Jacques Primeau, qui représente aussi des artistes avec sa société de production, admet qu'il est parfois financièrement plus risqué de présenter un spectacle à Montréal.

«Les dépenses de production sont plus élevées, les dépenses de promotion sont plus élevées, les moyens de communication pour rejoindre le public sont plus difficiles qu'avant, bref, il y a une problématique. La politique culturelle devra s'y attarder. [...] Tant mieux s'il y a des nouvelles salles en banlieues, mais si on veut qu'il y ait encore des spectacles dans 15 ans au centre-ville de Montréal, il faut s'en préoccuper dès maintenant», dit-il.
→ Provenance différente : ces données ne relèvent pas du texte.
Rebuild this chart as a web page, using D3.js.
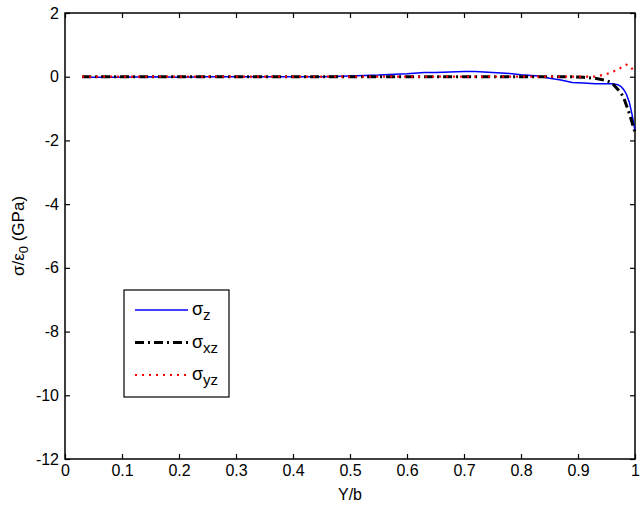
<!DOCTYPE html>
<html>
<head>
<meta charset="utf-8">
<script src="https://cdn.jsdelivr.net/npm/d3@7"></script>
<style>
  body { margin: 0; background: #fff; }
  text { font-family: "Liberation Sans", Arial, sans-serif; }
</style>
</head>
<body>
<div id="chart"></div>
<script>
// data
const yb = [0.03, 0.05, 0.1, 0.15, 0.2, 0.25, 0.3, 0.35, 0.4, 0.45, 0.5, 0.55, 0.58, 0.6, 0.63,
  0.65, 0.7, 0.72, 0.75, 0.78, 0.8, 0.83, 0.85, 0.87, 0.89, 0.91, 0.93, 0.95, 0.96, 0.97,
  0.975, 0.98, 0.985, 0.99, 0.995, 1.0];
const sigmaZ = [0, -0.02, -0.02, 0, -0.02, 0, 0, 0, 0, 0, 0.02, 0.05, 0.08, 0.09, 0.13,
  0.13, 0.16, 0.16, 0.13, 0.1, 0.06, 0.02, -0.05, -0.1, -0.18, -0.2, -0.22, -0.22, -0.22, -0.25,
  -0.3, -0.4, -0.55, -0.8, -1.2, -1.7];
const sigmaXZ = [0, 0, 0, 0, 0, 0, 0, 0, 0, 0, 0, 0, 0, 0, 0,
  0, 0, 0, 0, 0, 0, 0, 0, 0, 0, -0.02, -0.05, -0.12, -0.2, -0.4,
  -0.5, -0.65, -0.9, -1.15, -1.45, -1.75];
const sigmaYZ = [0, 0, 0, 0, 0, 0, 0, 0, 0, 0, 0, 0, 0, 0, 0,
  0, 0, 0, 0, 0, 0, 0, 0, 0, 0, 0, 0, 0.08, 0.15, 0.22,
  0.28, 0.33, 0.38, 0.35, 0.25, 0.15];
const xTicks = [0, 0.1, 0.2, 0.3, 0.4, 0.5, 0.6, 0.7, 0.8, 0.9, 1];
const yTicks = [2, 0, -2, -4, -6, -8, -10, -12];

const W = 640, H = 506;
const margin = { top: 13, right: 5, bottom: 47, left: 65 };
const w = W - margin.left - margin.right;
const h = H - margin.top - margin.bottom;

const svg = d3.select('#chart').append('svg')
  .attr('width', W)
  .attr('height', H);
const g = svg.append('g')
  .attr('transform', `translate(${ margin.left }, ${ margin.top })`);

// Scales
const xScale = d3.scaleLinear().domain([0, 1]).range([0, w]);
const yScale = d3.scaleLinear().domain([-12, 2]).range([h, 0]);

// axes, ticks pointing inward like matlab
const fmt = d => String(d);
const styleAxis = sel => {
  sel.select('.domain').remove();
  sel.selectAll('line').attr('stroke', '#000').attr('stroke-width', 1.2);
  sel.selectAll('text').attr('fill', '#000').style('font-size', '16px');
};

g.append('g')
  .attr('transform', `translate(0, ${ h })`)
  .call(d3.axisBottom(xScale).tickValues(xTicks).tickFormat(fmt)
    .tickSizeInner(-5).tickSizeOuter(0).tickPadding(6))
  .call(styleAxis);
g.append('g')
  .call(d3.axisTop(xScale).tickValues(xTicks).tickFormat('')
    .tickSizeInner(-5).tickSizeOuter(0))
  .call(styleAxis);
g.append('g')
  .call(d3.axisLeft(yScale).tickValues(yTicks).tickFormat(fmt)
    .tickSizeInner(-5).tickSizeOuter(0).tickPadding(6))
  .call(styleAxis);
g.append('g')
  .attr('transform', `translate(${ w }, 0)`)
  .call(d3.axisRight(yScale).tickValues(yTicks).tickFormat('')
    .tickSizeInner(-5).tickSizeOuter(0))
  .call(styleAxis);

// frame
g.append('rect')
  .attr('width', w)
  .attr('height', h)
  .attr('fill', 'none')
  .attr('stroke', '#000')
  .attr('stroke-width', 1.5);

// labels
g.append('text')
  .attr('x', w / 2)
  .attr('y', h + 41)
  .attr('text-anchor', 'middle')
  .style('font-size', '16px')
  .text('Y/b');

const ylab = svg.append('text')
  .attr('transform', `translate(24, ${ margin.top + h / 2 }) rotate(-90)`)
  .attr('text-anchor', 'middle')
  .style('font-size', '17px');
ylab.append('tspan').text('σ/ε');
ylab.append('tspan').attr('baseline-shift', '-4').style('font-size', '13px').text('0');
ylab.append('tspan').text(' (GPa)');

// lines
const series = [
  { name: 'z', values: sigmaZ, color: '#0000ff', width: 1.5, dash: null },
  { name: 'xz', values: sigmaXZ, color: '#000000', width: 3, dash: '9,4,2,4' },
  { name: 'yz', values: sigmaYZ, color: '#ff0000', width: 2.2, dash: '2,5' }
];

const line = d3.line()
  .x(d => xScale(d[0]))
  .y(d => yScale(d[1]));

const plot = g.append('g');
plot.selectAll('path.series')
  .data(series)
  .enter()
  .append('path')
  .attr('class', 'series')
  .attr('d', s => line(yb.map((x, i) => [x, s.values[i]])))
  .attr('fill', 'none')
  .attr('stroke', s => s.color)
  .attr('stroke-width', s => s.width)
  .attr('stroke-dasharray', s => s.dash);

// legend
const legend = svg.append('g').attr('transform', 'translate(124, 290)');
legend.append('rect')
  .attr('width', 105)
  .attr('height', 107)
  .attr('fill', '#fff')
  .attr('stroke', '#000')
  .attr('stroke-width', 1.2);

const item = legend.selectAll('g.item')
  .data(series)
  .enter()
  .append('g')
  .attr('class', 'item')
  .attr('transform', (d, i) => `translate(0, ${ 20 + i * 32.5 })`);

item.append('line')
  .attr('x1', 11)
  .attr('x2', 64)
  .attr('stroke', d => d.color)
  .attr('stroke-width', d => d.width)
  .attr('stroke-dasharray', d => d.dash);

const lt = item.append('text')
  .attr('x', 68)
  .attr('y', 5)
  .style('font-size', '18px');
lt.append('tspan').text('σ');
lt.append('tspan').attr('baseline-shift', '-5').style('font-size', '15px').text(d => d.name);
</script>
</body>
</html>
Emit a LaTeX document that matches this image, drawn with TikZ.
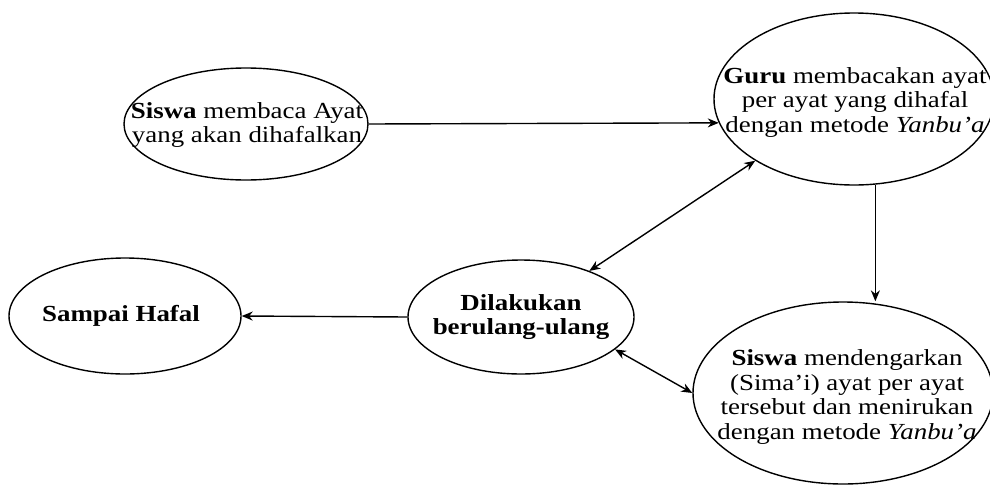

Le président du Partenariat du Quartier des spectacles se souvient d'un programme mis sur pied par la Société de développement des entreprises culturelles (SODEC) il y a quelques années, venant en aide aux salles de spectacle privées dans leur mise à niveau. Une initiative de ce genre pourrait être appropriée dans le contexte actuel, soutient-il.

Des banlieues vampires?

L'émergence de nouvelles salles de spectacle en banlieue a-t-elle vampirisé celles qui existent déjà à Montréal? Afin de répondre à cette hypothèse, La Presse a demandé au professeur André Courchesne, de la chaire de gestion des arts Carmelle et Rémi-Marcoux, à HEC Montréal, d'analyser les données fournies par l'Observatoire de la culture et des communications du Québec. «Globalement, la croissance de l'assistance dans les banlieues dépasse un potentiel déplacement de la demande de l'île de Montréal vers ses couronnes nord et sud, ce qui indique qu'il y a ici un véritable développement de nouveaux publics», explique-t-il, précisant que cette croissance passe surtout par l'humour.